The non-disbursement follows a prolonged dispute between the IMF and the government over the accounting and auditing arrangement for the central bank.
The disagreement means that Vietnam will not be able to receive further lending from the IMF until the government can meet criteria set by the fund, according to an IMF official.
“The lending window is always available to Vietnam should it require further lending resources although at present Vietnam does not appear to need or desire these resources,” Susan Adams, IMF’s senior resident representative in Vietnam told Vietnam Investment Review.
“However the government would first need to address the IMF safeguard recommendations before the IMF board could give its approval for further loans.”
In April 2001, the IMF signed a loan arrangement of total SDR290 million ($426 million) with the Vietnamese government to support the country’s development programme during 2001-2004.
It was agreed the loan would be disbursed in seven equal tranches over three years before it expired in April 2004. However, there were only three tranches of $182 million disbursed between April 2001 and June 2002.
The disbursement was held up in late 2002 when the IMF, following an on-site safeguard assessment at the State Bank, found there remained a number of significant weaknesses in the country’s banking sector including the external audit mechanism, the financial reporting framework and internal controls.
It then requested that the 2003 audit of the State Bank be conducted by an international auditing firm and that the central bank’s net international reserve be made available for review by the fund’s staff.
The Vietnamese authorities, however, argued that the conditions set by the IMF were unacceptable because the intervention of an international audit firm would contradict Vietnamese law. Under the law only a state-controlled auditor is entitled to audit the national bank, and the net international reserve’s review would violate the state secrecy law.
“We regretted the non-disbursed amount, but we have no choice because [the IMF requirements] are incompatible with the legal framework in Vietnam,” confirmed Le Minh Hung, deputy director of the

central bank’s international cooperation department.
The IMF played down the rumour that Vietnam had been singled out for special treatment.
“Vietnam is not being treated in any special or more harsh manner than our other borrowing member countries. In each country, a safeguards assessment is done with respect to the central bank reserves and accounting framework,” Adams said.

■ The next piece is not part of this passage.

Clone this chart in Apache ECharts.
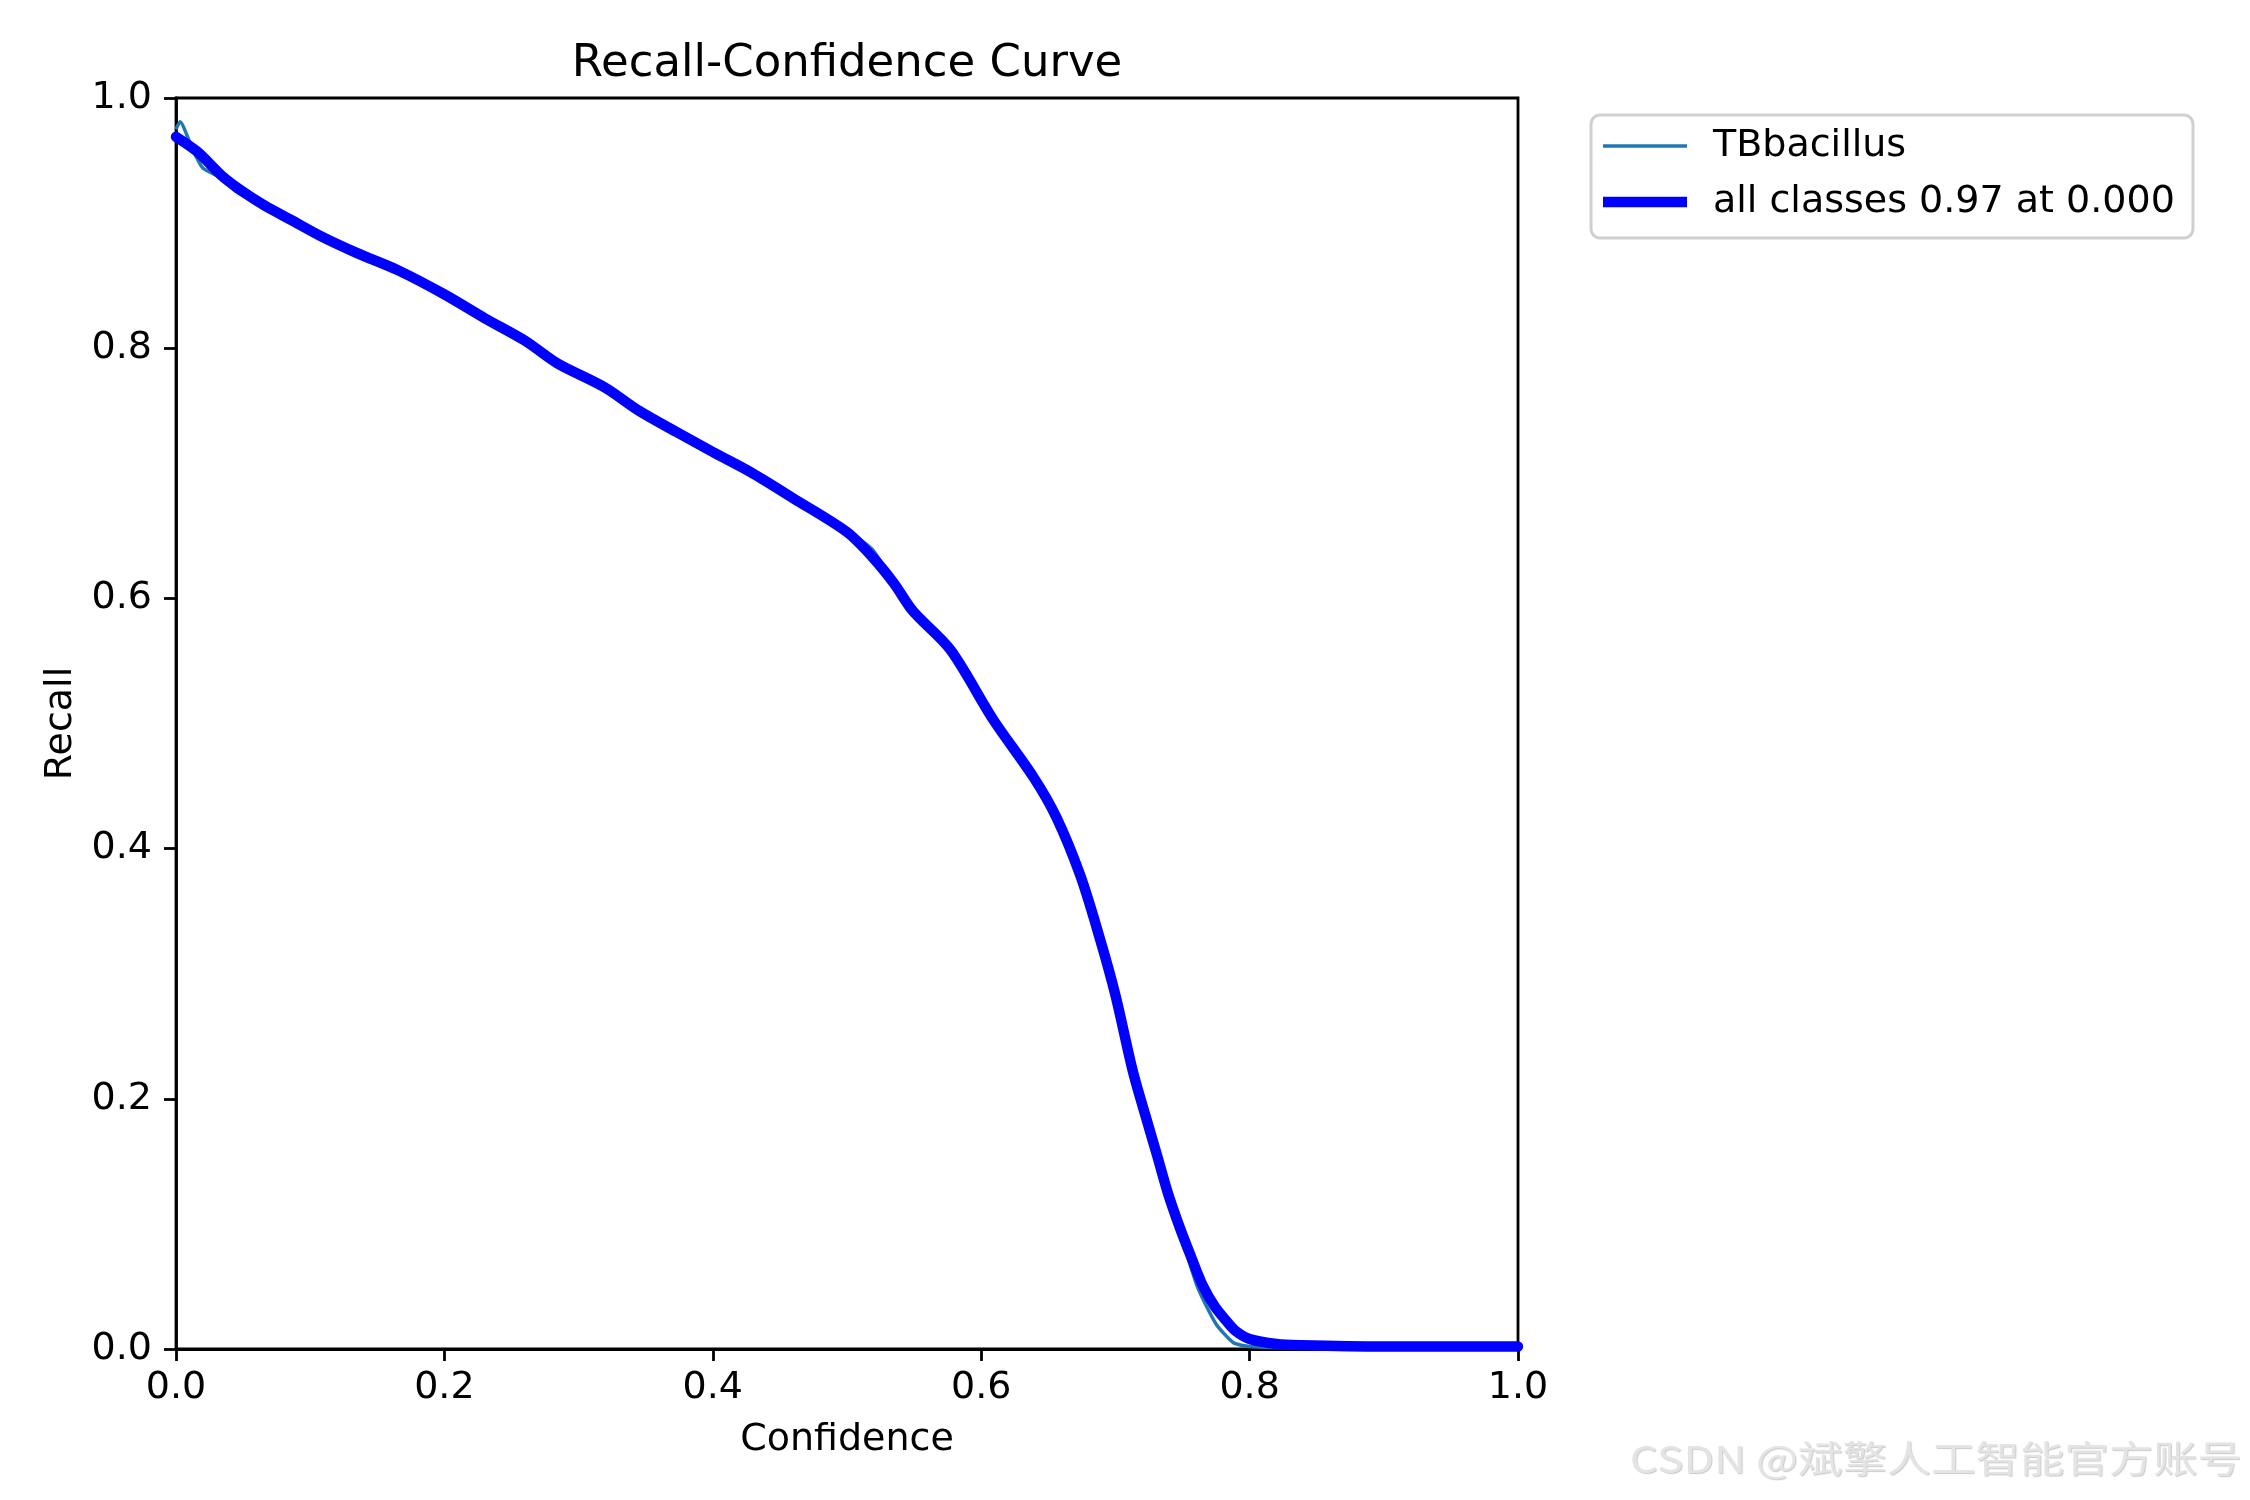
<!DOCTYPE html>
<html>
<head>
<meta charset="utf-8">
<title>Recall-Confidence Curve</title>
<script src="https://cdn.jsdelivr.net/npm/echarts@6/dist/echarts.min.js"></script>
<style>
  html, body { margin: 0; padding: 0; background: #fff; }
  #chart { width: 2250px; height: 1500px; }
</style>
</head>
<body>
<div id="chart"></div>
<script>
// values
var allConf = [0.000, 0.016, 0.034, 0.050, 0.066, 0.085, 0.109, 0.135, 0.166, 0.200,
               0.230, 0.260, 0.284, 0.319, 0.345, 0.373, 0.400, 0.428, 0.460, 0.500,
               0.519, 0.535, 0.549, 0.577, 0.609, 0.639, 0.656, 0.674, 0.689, 0.700,
               0.713, 0.722, 0.731, 0.739, 0.748, 0.757, 0.765, 0.774, 0.783, 0.790,
               0.800, 0.820, 0.838, 0.900, 1.000];
var allRecall = [0.969, 0.957, 0.938, 0.925, 0.914, 0.903, 0.889, 0.876, 0.862, 0.843,
                 0.824, 0.806, 0.788, 0.769, 0.750, 0.733, 0.717, 0.701, 0.680, 0.653,
                 0.633, 0.612, 0.590, 0.559, 0.503, 0.457, 0.425, 0.378, 0.326, 0.283,
                 0.222, 0.188, 0.155, 0.125, 0.097, 0.072, 0.051, 0.034, 0.022, 0.014,
                 0.008, 0.004, 0.003, 0.002, 0.002];

var clsConf = [0.000, 0.003, 0.012, 0.020, 0.034, 0.045, 0.066, 0.109, 0.166, 0.230,
               0.284, 0.345, 0.400, 0.460, 0.500, 0.519, 0.549, 0.577, 0.609, 0.656,
               0.689, 0.713, 0.748, 0.761, 0.775, 0.788, 0.800, 0.838, 1.000];
var clsRecall = [0.975, 0.981, 0.960, 0.944, 0.936, 0.925, 0.913, 0.889, 0.862, 0.824,
                 0.788, 0.750, 0.717, 0.680, 0.654, 0.639, 0.590, 0.559, 0.503, 0.425,
                 0.326, 0.222, 0.095, 0.050, 0.020, 0.005, 0.002, 0.001, 0.001];

var xTicks = [0, 0.2, 0.4, 0.6, 0.8, 1.0];
var yTicks = [0, 0.2, 0.4, 0.6, 0.8, 1.0];

var className = 'TBbacillus';
var allName = 'all classes 0.97 at 0.000';

function pairs(xs, ys) {
    var out = [];
    for (var i = 0; i < xs.length; i++) out.push([xs[i], ys[i]]);
    return out;
}

var font = 'DejaVu Sans';
var myChart = echarts.init(document.getElementById('chart'), null, {renderer: 'canvas'});

// legend box drawn as graphic (matplotlib style: plain line samples)
var legendX = 1591, legendY = 115;

var option = {
    backgroundColor: '#ffffff',
    animation: false,
    grid: {
        left: 176, top: 98, width: 1342, height: 1251,
        show: true, borderColor: '#000', borderWidth: 2.8, backgroundColor: 'transparent'
    },
    xAxis: {
        type: 'value', min: 0, max: 1, interval: 0.2,
        name: 'Confidence', nameLocation: 'middle', nameGap: 72,
        nameTextStyle: {fontFamily: font, fontSize: 38, color: '#000'},
        axisLine: {show: true, onZero: false, lineStyle: {color: '#000', width: 2.8}},
        axisTick: {show: true, inside: false, length: 12, lineStyle: {color: '#000', width: 2.8},
                   customValues: xTicks},
        axisLabel: {fontFamily: font, fontSize: 38, color: '#000', margin: 20,
                    customValues: xTicks,
                    formatter: function (v) { return v.toFixed(1); }},
        splitLine: {show: false}
    },
    yAxis: {
        type: 'value', min: 0, max: 1, interval: 0.2,
        name: 'Recall', nameLocation: 'middle', nameGap: 96, nameRotate: 90,
        nameTextStyle: {fontFamily: font, fontSize: 38, color: '#000'},
        axisLine: {show: true, onZero: false, lineStyle: {color: '#000', width: 2.8}},
        axisTick: {show: true, inside: false, length: 12, lineStyle: {color: '#000', width: 2.8},
                   customValues: yTicks},
        axisLabel: {fontFamily: font, fontSize: 38, color: '#000', margin: 24,
                    customValues: yTicks,
                    formatter: function (v) { return v.toFixed(1); }},
        splitLine: {show: false}
    },
    series: [
        {
            name: className,
            type: 'line',
            data: pairs(clsConf, clsRecall),
            showSymbol: false, symbol: 'none',
            smooth: 0.2,
            color: '#1f77b4',
            lineStyle: {color: '#1f77b4', width: 3.5},
            clip: true
        },
        {
            name: allName,
            type: 'line',
            data: pairs(allConf, allRecall),
            showSymbol: false, symbol: 'none',
            smooth: 0.3,
            color: '#0000ff',
            lineStyle: {color: '#0000ff', width: 10.4, cap: 'round', join: 'round'},
            clip: true
        }
    ],
    graphic: [
        {
            type: 'text', x: 847, y: 64,
            style: {text: 'Recall-Confidence Curve', fontFamily: font, fontSize: 45,
                    fill: '#000', align: 'center', verticalAlign: 'middle'}
        },
        {
            type: 'group', x: legendX, y: legendY,
            children: [
                {
                    type: 'rect', shape: {x: 0, y: 0, width: 602, height: 123, r: 9},
                    style: {fill: 'rgba(255,255,255,0.8)', stroke: '#d0d0d0', lineWidth: 3}
                },
                {
                    type: 'line', shape: {x1: 12, y1: 31, x2: 96, y2: 31},
                    style: {stroke: '#1f77b4', lineWidth: 3.5}
                },
                {
                    type: 'text', x: 122, y: 31,
                    style: {text: className, fontFamily: font, fontSize: 38, fill: '#000',
                            align: 'left', verticalAlign: 'middle'}
                },
                {
                    type: 'line', shape: {x1: 12, y1: 87, x2: 96, y2: 87},
                    style: {stroke: '#0000ff', lineWidth: 10.4}
                },
                {
                    type: 'text', x: 122, y: 87,
                    style: {text: allName, fontFamily: font, fontSize: 38, fill: '#000',
                            align: 'left', verticalAlign: 'middle'}
                }
            ]
        },
        {
            type: 'text', x: 2242, y: 1459, scaleX: 1.2, originX: 0, originY: 0,
            style: {text: 'CSDN @斌擎人工智能官方账号', fontFamily: 'Noto Sans CJK SC', fontSize: 37,
                    fontWeight: 'normal', fill: '#e4e4e4',
                    textShadowColor: 'rgba(150,150,150,0.5)', textShadowOffsetX: 1,
                    textShadowOffsetY: 1, textShadowBlur: 1,
                    align: 'right', verticalAlign: 'middle'}
        }
    ]
};

myChart.setOption(option);
</script>
</body>
</html>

“Some countries already meet certain standards of transparency. Vietnam does not, and therefore the recommendations from the IMF would enable greater transparency in accounting and audit arrangements,” she said.
The IMF announced last week that it would continue its effective partnership with the Government of Vietnam to support the implementation of its Comprehensive Poverty Reduction and Growth Strategy (CPRGS).
The IMF will maintain a regular policy dialogue with the government in areas of core fund expertise, including tax policy and administration, budget management, monetary and financial sector policy, and macroeconomic statistics, and will seek to build capacity through training activities in Vietnam and abroad.
The State Bank, in a diplomatic reply, reiterated that the temporary discontinuation of the IMF’s loan packages would not affect the bilateral relations and said that it would continue to cooperate closely with the fund through broader dialogues.